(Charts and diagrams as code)
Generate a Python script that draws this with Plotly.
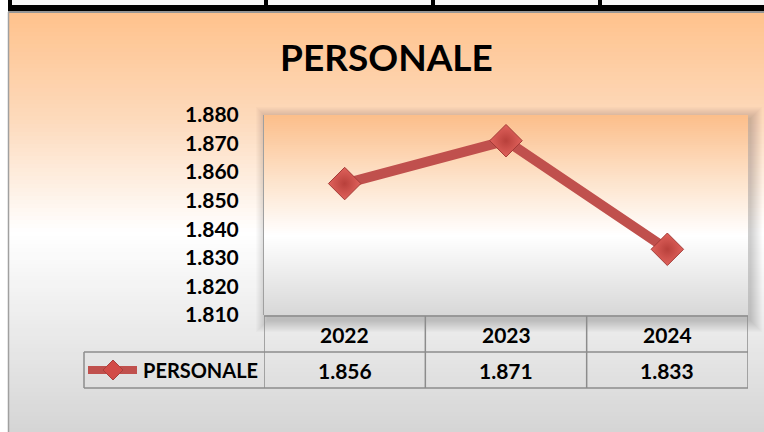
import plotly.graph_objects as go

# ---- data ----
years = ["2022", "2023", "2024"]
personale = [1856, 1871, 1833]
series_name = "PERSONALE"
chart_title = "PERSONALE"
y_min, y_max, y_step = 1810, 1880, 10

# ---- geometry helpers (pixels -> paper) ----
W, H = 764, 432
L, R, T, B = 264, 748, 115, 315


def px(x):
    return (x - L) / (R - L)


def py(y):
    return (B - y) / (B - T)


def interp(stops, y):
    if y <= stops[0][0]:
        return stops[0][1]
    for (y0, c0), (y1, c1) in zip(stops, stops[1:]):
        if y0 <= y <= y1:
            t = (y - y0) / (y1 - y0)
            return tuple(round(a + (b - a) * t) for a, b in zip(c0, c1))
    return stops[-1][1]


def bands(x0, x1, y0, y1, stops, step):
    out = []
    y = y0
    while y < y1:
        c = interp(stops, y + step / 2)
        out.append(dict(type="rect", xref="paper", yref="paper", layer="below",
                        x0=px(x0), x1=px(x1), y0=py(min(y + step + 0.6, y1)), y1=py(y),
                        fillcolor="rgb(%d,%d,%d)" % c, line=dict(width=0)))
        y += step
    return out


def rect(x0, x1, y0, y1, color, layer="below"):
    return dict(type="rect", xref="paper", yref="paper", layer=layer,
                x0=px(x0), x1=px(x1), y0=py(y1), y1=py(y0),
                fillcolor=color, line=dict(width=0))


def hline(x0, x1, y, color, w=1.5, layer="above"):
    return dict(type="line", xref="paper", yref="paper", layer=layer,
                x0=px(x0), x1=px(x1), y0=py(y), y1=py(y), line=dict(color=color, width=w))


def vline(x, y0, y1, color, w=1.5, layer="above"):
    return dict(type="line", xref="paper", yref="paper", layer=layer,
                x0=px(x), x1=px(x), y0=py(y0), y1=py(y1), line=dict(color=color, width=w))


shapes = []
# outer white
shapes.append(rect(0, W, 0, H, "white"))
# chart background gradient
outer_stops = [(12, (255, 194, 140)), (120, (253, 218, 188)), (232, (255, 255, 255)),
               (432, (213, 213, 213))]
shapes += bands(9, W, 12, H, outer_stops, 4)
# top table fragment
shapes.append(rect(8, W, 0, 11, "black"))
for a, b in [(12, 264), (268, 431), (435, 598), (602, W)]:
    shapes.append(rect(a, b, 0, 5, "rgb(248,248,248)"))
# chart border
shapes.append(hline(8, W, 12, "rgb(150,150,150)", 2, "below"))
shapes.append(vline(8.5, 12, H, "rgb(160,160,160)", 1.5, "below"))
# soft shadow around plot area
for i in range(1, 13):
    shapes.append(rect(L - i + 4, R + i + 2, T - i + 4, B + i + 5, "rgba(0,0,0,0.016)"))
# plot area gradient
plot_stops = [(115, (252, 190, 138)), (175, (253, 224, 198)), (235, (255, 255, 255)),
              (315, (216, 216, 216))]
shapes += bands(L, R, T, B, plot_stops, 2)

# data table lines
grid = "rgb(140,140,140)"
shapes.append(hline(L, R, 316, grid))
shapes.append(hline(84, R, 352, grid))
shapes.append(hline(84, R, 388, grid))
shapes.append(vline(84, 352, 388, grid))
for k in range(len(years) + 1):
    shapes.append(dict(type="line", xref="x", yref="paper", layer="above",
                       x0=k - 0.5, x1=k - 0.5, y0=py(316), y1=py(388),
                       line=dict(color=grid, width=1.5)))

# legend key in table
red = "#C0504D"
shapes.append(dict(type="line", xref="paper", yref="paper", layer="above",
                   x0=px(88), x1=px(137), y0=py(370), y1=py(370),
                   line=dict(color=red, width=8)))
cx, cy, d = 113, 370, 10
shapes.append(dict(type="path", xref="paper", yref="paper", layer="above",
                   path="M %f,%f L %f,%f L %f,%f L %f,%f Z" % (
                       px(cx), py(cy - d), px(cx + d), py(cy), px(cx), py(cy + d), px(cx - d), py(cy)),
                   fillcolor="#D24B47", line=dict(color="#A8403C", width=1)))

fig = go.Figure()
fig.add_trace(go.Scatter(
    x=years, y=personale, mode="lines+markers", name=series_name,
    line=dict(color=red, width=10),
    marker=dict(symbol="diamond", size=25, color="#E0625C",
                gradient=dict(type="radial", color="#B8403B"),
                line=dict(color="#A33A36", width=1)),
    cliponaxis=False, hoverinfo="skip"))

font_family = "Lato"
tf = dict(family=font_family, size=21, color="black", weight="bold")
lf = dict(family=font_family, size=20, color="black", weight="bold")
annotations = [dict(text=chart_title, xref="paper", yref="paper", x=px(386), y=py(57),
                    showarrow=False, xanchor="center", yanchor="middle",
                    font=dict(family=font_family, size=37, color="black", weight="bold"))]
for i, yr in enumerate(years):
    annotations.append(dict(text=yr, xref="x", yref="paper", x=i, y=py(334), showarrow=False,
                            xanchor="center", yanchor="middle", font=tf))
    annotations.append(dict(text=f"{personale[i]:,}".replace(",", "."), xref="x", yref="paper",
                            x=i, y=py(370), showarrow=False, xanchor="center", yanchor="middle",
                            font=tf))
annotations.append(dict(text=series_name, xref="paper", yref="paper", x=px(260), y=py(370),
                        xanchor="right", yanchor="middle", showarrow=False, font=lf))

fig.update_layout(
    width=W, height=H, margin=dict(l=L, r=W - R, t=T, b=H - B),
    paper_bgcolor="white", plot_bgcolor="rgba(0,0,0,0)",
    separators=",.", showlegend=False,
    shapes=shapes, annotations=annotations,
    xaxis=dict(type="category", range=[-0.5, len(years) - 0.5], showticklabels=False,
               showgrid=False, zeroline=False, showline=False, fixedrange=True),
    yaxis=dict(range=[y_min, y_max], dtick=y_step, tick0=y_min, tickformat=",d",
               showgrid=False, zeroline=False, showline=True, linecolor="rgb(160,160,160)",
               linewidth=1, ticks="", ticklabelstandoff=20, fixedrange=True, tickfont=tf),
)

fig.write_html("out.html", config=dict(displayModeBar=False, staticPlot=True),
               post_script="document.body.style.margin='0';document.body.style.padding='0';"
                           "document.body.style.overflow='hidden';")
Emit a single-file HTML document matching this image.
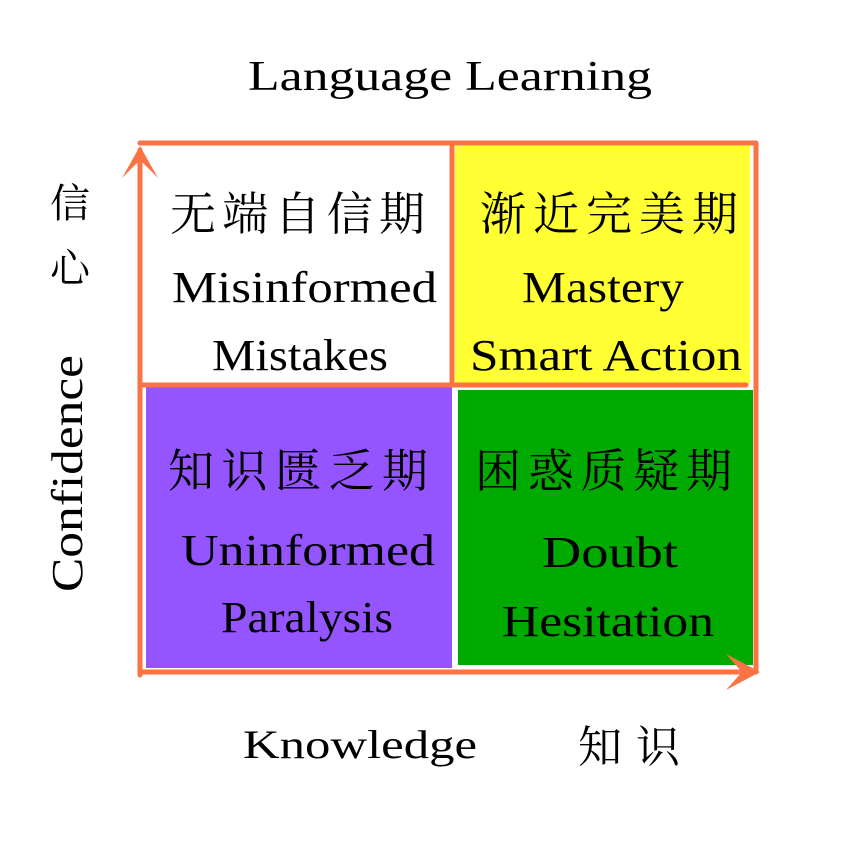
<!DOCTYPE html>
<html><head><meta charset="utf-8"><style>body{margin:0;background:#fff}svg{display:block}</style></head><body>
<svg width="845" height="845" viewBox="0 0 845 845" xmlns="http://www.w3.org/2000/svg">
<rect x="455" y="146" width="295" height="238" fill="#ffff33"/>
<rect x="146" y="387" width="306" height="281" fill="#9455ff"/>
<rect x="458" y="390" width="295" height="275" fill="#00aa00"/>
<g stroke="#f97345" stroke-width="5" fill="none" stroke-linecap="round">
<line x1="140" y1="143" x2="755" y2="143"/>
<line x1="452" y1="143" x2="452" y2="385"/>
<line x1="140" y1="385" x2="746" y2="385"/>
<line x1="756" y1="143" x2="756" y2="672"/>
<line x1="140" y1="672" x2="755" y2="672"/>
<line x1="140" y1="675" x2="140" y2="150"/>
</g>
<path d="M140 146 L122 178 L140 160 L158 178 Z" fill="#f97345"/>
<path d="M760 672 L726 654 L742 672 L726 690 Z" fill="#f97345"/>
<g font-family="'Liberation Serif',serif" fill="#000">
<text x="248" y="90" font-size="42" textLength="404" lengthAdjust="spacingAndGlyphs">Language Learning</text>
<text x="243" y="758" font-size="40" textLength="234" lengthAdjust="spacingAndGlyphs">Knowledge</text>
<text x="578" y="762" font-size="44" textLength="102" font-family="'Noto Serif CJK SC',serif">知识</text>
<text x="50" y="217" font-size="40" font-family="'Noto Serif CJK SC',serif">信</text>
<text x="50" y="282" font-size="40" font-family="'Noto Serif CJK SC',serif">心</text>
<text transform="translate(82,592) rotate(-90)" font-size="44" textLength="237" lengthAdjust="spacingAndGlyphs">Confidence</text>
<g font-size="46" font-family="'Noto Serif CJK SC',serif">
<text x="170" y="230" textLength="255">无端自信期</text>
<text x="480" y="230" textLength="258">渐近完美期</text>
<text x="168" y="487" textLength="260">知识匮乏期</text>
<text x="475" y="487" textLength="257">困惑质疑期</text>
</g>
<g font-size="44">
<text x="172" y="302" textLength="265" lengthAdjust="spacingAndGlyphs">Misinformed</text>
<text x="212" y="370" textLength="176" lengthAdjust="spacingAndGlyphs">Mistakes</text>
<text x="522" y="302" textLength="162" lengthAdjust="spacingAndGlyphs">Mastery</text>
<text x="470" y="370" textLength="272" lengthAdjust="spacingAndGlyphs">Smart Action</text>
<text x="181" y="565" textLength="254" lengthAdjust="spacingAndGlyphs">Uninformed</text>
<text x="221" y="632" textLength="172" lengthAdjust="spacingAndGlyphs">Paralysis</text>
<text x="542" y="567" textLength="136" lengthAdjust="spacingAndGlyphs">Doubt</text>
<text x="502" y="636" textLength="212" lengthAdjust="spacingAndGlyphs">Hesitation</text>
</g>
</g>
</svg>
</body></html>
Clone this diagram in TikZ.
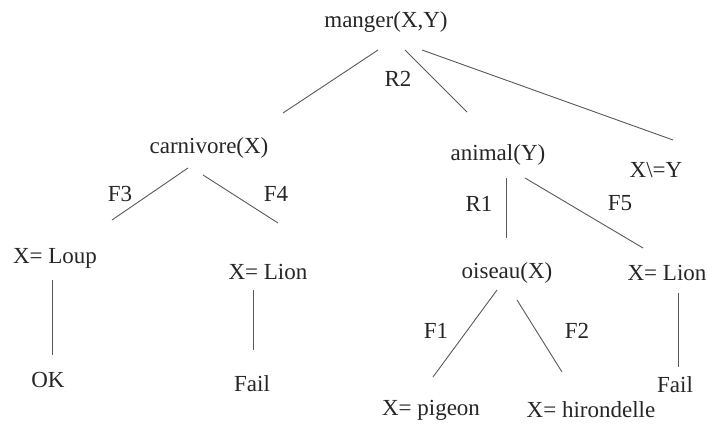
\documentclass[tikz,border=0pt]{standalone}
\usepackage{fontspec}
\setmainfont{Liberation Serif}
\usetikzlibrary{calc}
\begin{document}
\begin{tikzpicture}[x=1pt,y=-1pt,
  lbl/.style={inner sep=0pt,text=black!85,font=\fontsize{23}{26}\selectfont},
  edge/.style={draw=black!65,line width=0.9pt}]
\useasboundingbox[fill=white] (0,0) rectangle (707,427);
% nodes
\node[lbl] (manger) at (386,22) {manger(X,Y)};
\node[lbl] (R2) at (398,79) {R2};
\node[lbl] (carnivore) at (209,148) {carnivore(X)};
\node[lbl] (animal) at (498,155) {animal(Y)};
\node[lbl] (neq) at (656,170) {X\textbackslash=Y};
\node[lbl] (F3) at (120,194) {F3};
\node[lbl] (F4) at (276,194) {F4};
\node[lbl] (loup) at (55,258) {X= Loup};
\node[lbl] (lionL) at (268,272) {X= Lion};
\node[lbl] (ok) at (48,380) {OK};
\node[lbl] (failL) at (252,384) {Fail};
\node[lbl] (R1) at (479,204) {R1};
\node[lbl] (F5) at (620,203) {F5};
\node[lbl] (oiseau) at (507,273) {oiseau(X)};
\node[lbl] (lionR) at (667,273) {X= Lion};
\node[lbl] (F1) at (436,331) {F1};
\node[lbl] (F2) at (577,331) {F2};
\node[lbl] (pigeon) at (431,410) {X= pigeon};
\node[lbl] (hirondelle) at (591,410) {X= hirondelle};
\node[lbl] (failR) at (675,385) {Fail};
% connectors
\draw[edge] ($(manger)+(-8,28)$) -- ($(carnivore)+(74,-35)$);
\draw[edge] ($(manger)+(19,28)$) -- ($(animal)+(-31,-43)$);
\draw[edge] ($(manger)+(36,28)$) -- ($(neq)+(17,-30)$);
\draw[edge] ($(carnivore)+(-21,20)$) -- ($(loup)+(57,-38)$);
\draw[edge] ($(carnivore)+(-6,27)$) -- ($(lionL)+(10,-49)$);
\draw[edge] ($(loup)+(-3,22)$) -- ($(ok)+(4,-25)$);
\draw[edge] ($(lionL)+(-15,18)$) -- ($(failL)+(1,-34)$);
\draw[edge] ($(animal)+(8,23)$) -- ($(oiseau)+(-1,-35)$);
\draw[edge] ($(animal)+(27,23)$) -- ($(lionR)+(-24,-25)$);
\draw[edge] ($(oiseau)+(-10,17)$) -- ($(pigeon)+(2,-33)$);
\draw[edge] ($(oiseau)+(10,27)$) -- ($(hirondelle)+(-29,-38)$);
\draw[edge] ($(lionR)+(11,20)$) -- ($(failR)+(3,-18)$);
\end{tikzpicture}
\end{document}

_Required work:_
Beginning with the first line of the records above, extract each line exactly through the line that holds "y_min, y_max, y_step = 1810, 1880, 10", both ends included. Omit pictures.

_Result for this exercise:_
Generate a Python script that draws this with Plotly.
import plotly.graph_objects as go

# ---- data ----
years = ["2022", "2023", "2024"]
personale = [1856, 1871, 1833]
series_name = "PERSONALE"
chart_title = "PERSONALE"
y_min, y_max, y_step = 1810, 1880, 10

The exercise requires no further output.